(WHAT YOU ARE ASKED TO DO): Determine which lines contain the word "React", then copy those lines.

(INPUT MATERIAL):
____________
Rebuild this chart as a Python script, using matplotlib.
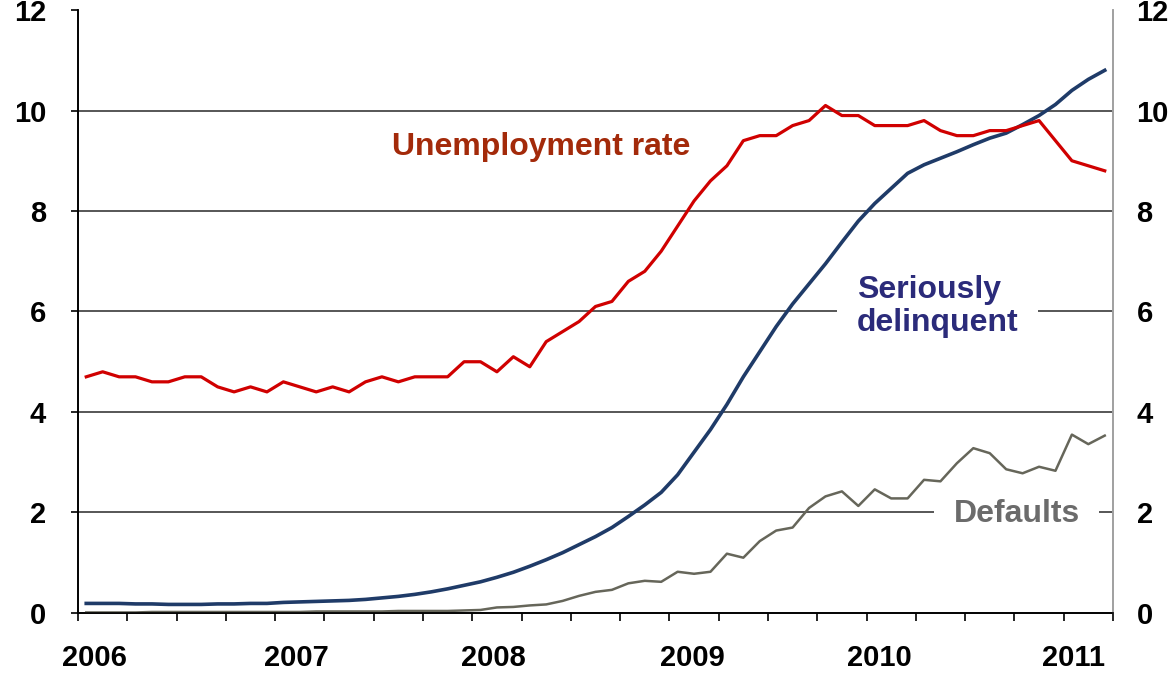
____________
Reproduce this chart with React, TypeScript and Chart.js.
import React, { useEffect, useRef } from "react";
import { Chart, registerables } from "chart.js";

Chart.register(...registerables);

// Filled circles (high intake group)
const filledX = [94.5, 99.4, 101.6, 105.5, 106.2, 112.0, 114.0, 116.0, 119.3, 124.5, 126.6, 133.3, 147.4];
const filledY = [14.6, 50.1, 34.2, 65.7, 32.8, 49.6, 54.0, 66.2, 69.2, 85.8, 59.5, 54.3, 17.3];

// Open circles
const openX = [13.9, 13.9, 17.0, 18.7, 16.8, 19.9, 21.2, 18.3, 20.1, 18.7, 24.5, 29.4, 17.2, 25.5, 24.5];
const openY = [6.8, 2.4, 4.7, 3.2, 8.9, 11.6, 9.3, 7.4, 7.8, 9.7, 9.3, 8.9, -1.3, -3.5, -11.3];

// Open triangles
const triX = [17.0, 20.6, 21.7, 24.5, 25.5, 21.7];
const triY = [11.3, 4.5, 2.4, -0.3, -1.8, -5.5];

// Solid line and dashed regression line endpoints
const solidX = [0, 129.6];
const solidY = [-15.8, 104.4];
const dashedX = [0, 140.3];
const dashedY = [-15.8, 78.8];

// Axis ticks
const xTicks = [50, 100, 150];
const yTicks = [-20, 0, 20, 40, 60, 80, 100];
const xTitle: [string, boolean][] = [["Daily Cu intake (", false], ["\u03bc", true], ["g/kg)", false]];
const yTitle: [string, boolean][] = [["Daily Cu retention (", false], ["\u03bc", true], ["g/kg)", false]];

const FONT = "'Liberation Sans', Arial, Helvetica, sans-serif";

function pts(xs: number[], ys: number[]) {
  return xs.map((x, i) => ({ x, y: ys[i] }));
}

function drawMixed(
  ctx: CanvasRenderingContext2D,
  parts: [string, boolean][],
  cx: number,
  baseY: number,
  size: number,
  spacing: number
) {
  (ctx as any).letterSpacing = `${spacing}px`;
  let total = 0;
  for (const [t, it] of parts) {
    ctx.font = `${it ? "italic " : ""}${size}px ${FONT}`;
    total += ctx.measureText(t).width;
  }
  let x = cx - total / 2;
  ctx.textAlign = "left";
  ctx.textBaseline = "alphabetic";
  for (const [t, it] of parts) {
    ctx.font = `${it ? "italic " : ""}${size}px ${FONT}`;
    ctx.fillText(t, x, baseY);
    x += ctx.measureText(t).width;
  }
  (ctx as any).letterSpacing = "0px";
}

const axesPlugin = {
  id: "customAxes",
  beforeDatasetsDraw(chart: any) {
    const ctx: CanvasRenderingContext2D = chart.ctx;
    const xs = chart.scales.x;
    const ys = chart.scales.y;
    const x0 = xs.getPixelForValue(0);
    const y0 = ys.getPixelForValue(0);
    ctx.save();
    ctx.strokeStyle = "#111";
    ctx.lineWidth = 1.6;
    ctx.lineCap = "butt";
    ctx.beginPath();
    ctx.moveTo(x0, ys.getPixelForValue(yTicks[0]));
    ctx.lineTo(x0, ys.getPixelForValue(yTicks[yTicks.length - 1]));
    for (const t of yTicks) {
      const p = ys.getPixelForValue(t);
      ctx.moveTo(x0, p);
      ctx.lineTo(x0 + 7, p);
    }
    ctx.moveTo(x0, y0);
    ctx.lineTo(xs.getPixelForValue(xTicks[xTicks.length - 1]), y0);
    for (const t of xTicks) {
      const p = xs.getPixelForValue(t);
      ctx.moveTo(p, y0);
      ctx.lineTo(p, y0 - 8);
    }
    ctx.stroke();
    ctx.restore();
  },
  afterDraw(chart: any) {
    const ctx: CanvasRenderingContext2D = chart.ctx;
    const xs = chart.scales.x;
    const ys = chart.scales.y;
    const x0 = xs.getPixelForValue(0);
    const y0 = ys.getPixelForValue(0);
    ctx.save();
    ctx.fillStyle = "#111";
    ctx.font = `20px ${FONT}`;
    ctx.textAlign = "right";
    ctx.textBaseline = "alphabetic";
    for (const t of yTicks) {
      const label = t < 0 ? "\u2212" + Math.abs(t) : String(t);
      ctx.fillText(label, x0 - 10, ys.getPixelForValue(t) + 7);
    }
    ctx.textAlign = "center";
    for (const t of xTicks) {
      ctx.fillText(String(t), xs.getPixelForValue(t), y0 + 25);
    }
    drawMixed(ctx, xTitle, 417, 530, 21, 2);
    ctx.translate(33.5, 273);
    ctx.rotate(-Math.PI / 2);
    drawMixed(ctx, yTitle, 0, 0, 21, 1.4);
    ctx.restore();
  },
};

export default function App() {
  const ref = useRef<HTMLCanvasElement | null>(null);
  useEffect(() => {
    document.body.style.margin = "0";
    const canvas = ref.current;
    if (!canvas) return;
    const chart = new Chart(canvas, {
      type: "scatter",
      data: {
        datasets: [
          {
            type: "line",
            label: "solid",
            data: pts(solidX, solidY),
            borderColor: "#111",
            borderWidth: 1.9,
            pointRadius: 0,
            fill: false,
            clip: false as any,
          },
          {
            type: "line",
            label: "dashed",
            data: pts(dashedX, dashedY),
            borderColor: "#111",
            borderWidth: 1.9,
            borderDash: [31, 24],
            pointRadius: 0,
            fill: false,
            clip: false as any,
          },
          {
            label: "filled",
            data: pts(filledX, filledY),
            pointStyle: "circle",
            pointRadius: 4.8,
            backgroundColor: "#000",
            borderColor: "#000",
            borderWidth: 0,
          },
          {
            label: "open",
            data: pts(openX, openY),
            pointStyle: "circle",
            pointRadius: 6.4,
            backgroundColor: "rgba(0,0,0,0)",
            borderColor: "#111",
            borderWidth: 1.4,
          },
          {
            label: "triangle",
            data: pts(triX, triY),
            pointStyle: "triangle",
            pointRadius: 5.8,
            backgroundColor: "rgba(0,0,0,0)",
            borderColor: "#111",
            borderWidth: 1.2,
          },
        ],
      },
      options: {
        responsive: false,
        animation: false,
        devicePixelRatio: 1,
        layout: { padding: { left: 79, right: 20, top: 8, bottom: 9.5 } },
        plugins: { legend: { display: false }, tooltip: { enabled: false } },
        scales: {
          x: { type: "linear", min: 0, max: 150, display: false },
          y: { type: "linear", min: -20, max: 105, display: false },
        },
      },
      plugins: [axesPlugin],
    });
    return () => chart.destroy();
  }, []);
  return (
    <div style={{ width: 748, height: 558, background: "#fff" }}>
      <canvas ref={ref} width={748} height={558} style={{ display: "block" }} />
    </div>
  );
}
____________
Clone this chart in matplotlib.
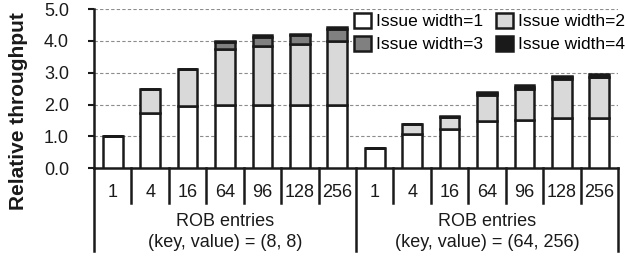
____________
(EXPECTED ANSWER):
Reproduce this chart with React, TypeScript and Chart.js.
import React, { useEffect, useRef } from "react";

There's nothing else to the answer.